I’m going to be honest, this isn’t a movie you casually put on in the background. This is the kind of film you sit down for. You give it your full attention. And when it’s over, it doesn’t just fade out of your mind. It lingers.

For me, what makes this film so powerful is how unapologetically direct it is. It doesn’t sugarcoat anything. It doesn’t try to make hate look theatrical or exaggerated. It presents it in its rawest form, intelligent, persuasive, charismatic, and therefore dangerous. That’s what unsettled me the most. The fact that the ideology isn’t portrayed as mindless screaming, it’s calculated. It’s articulated. It’s convincing to the vulnerable.

Edward Norton absolutely commands this film. His performance as Derek feels disturbingly authentic. He doesn’t play him like a caricature villain, he plays him like a human being who made catastrophic choices. There’s a confidence and intensity in the first half of the film that’s almost magnetic, and then there’s this slow unraveling. The shift in his performance is subtle but undeniable. It feels earned, not forced.

Edward Furlong also deserves more credit than people give him. His portrayal of Danny feels real, conflicted, angry, impressionable. You can see how easily someone young can be pulled into something destructive simply because they want direction, identity, or approval. That dynamic between the brothers is the emotional core of the film for me.

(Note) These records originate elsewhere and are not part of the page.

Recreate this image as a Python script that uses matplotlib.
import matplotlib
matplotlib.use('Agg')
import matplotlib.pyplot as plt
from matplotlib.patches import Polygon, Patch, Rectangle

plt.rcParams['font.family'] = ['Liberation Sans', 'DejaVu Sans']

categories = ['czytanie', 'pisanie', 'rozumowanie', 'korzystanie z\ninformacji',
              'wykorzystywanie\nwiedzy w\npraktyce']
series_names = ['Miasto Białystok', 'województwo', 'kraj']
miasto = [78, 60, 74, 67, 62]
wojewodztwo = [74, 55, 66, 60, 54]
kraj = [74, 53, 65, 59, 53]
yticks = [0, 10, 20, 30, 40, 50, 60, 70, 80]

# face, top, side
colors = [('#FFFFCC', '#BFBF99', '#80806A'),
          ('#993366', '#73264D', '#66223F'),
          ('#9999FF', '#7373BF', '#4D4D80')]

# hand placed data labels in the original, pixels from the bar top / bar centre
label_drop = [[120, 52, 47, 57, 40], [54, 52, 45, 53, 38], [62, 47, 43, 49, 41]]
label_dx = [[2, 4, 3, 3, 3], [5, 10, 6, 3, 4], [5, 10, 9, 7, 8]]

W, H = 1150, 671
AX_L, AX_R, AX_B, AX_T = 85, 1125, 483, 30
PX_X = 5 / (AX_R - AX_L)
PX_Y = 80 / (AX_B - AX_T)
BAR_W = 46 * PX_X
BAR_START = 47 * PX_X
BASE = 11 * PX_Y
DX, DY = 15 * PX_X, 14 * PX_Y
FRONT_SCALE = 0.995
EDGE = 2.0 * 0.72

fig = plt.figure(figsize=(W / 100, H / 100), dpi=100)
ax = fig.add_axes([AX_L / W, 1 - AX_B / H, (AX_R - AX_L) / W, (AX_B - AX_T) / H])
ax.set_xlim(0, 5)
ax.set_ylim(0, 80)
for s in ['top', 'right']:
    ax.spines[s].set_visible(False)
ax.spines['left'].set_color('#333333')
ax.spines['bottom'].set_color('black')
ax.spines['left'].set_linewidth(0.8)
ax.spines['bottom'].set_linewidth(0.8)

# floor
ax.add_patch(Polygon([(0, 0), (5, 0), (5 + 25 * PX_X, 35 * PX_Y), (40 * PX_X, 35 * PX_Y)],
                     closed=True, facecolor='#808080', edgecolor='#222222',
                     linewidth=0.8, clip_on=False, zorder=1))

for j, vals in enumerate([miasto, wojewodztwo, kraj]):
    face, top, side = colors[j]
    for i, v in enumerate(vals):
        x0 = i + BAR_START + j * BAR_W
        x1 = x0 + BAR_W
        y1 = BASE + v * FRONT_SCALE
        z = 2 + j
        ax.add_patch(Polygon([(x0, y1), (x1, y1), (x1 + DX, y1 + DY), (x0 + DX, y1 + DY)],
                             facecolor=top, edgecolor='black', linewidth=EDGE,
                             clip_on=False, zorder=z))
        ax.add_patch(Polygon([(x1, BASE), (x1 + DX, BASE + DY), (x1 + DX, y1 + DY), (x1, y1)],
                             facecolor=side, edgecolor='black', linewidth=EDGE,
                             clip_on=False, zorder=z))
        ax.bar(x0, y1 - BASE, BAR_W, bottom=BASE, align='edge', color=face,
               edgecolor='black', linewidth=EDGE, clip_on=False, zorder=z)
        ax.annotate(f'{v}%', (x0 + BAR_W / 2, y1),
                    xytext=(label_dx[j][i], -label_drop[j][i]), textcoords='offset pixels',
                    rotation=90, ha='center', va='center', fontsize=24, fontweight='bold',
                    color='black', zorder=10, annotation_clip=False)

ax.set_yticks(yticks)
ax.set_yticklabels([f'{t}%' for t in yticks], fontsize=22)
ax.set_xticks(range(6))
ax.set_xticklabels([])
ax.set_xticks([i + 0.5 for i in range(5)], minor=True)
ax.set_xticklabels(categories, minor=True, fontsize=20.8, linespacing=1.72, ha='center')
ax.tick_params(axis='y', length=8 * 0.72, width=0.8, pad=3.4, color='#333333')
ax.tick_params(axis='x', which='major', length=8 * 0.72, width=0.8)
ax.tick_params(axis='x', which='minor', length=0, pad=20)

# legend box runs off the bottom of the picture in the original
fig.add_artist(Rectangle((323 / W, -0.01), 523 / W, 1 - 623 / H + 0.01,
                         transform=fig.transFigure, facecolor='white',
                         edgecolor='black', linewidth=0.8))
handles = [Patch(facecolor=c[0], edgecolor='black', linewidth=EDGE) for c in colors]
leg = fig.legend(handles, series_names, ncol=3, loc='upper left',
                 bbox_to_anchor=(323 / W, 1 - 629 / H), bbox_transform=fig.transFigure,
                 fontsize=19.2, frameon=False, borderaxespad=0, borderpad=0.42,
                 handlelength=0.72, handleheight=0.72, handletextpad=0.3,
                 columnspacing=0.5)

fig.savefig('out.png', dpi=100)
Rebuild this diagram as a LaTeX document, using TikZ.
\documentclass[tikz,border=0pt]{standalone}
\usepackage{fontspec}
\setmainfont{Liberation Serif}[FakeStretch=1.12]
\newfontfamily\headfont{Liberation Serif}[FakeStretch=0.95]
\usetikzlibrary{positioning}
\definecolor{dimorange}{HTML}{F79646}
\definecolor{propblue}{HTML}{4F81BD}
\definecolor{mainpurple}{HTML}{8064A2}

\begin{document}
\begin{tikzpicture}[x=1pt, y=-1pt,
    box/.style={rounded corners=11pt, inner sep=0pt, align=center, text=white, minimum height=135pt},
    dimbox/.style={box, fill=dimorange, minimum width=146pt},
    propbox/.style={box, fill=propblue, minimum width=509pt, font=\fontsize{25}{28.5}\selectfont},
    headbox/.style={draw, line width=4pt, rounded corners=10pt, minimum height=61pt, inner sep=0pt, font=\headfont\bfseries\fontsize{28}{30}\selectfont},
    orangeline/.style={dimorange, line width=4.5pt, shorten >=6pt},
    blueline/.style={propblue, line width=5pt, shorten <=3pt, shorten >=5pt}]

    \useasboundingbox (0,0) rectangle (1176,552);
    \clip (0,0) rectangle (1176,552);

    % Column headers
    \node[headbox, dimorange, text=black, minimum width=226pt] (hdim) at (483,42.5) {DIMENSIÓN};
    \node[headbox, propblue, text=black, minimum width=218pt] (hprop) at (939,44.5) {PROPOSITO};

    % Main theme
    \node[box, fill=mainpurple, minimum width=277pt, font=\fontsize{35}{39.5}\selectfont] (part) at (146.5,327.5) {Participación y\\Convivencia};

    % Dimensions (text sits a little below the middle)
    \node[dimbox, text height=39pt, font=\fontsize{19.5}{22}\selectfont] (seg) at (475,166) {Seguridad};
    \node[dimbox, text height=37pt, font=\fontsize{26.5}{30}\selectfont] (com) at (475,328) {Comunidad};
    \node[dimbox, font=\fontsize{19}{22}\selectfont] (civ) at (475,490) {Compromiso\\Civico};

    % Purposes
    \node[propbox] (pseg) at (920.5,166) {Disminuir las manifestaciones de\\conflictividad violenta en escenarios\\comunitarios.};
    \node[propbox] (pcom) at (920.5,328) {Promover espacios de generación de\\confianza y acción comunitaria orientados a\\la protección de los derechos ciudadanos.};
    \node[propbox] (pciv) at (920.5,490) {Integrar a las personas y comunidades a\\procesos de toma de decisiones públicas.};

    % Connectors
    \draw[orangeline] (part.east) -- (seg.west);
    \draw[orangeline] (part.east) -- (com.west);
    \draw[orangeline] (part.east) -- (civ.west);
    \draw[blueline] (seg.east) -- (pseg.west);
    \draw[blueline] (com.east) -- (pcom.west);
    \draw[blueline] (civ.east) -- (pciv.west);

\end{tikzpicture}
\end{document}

From a filmmaking standpoint, I respect what Tony Kaye did stylistically. The black-and-white sequences aren’t just visually striking, they feel symbolic. They reflect that rigid, “black-and-white” worldview Derek once had. Then the color in the present timeline subtly reinforces growth, consequence, and complexity. It’s a smart structural choice that adds thematic weight without being overly obvious.

Now, I won’t pretend it’s an easy watch. Some scenes are brutal. Genuinely brutal. There are moments where you almost want to look away. And I understand why some people feel certain scenes push the line. But personally, I think that discomfort is the point. Hate isn’t clean. Violence isn’t cinematic in real life. The film forces you to confront that reality without romanticizing it.

If I had one critique, it would be that a few side characters feel underdeveloped compared to Derek’s arc. I would have liked to see more exploration of certain perspectives surrounding him. But that doesn’t take away from the film’s overall impact.

What really stays with me is the ending. It doesn’t offer a neat resolution. It doesn’t pat the audience on the back. It makes a statement, and it makes it clearly. Change is possible, but it’s fragile. And sometimes it comes at a cost that can’t be undone.

For me, this is a 9 out of 10. It’s not “entertaining” in the traditional sense. It’s challenging. It’s uncomfortable. But it’s powerful, purposeful, and incredibly well-acted. And honestly, films that make you think this long after they end are the ones that matter the most.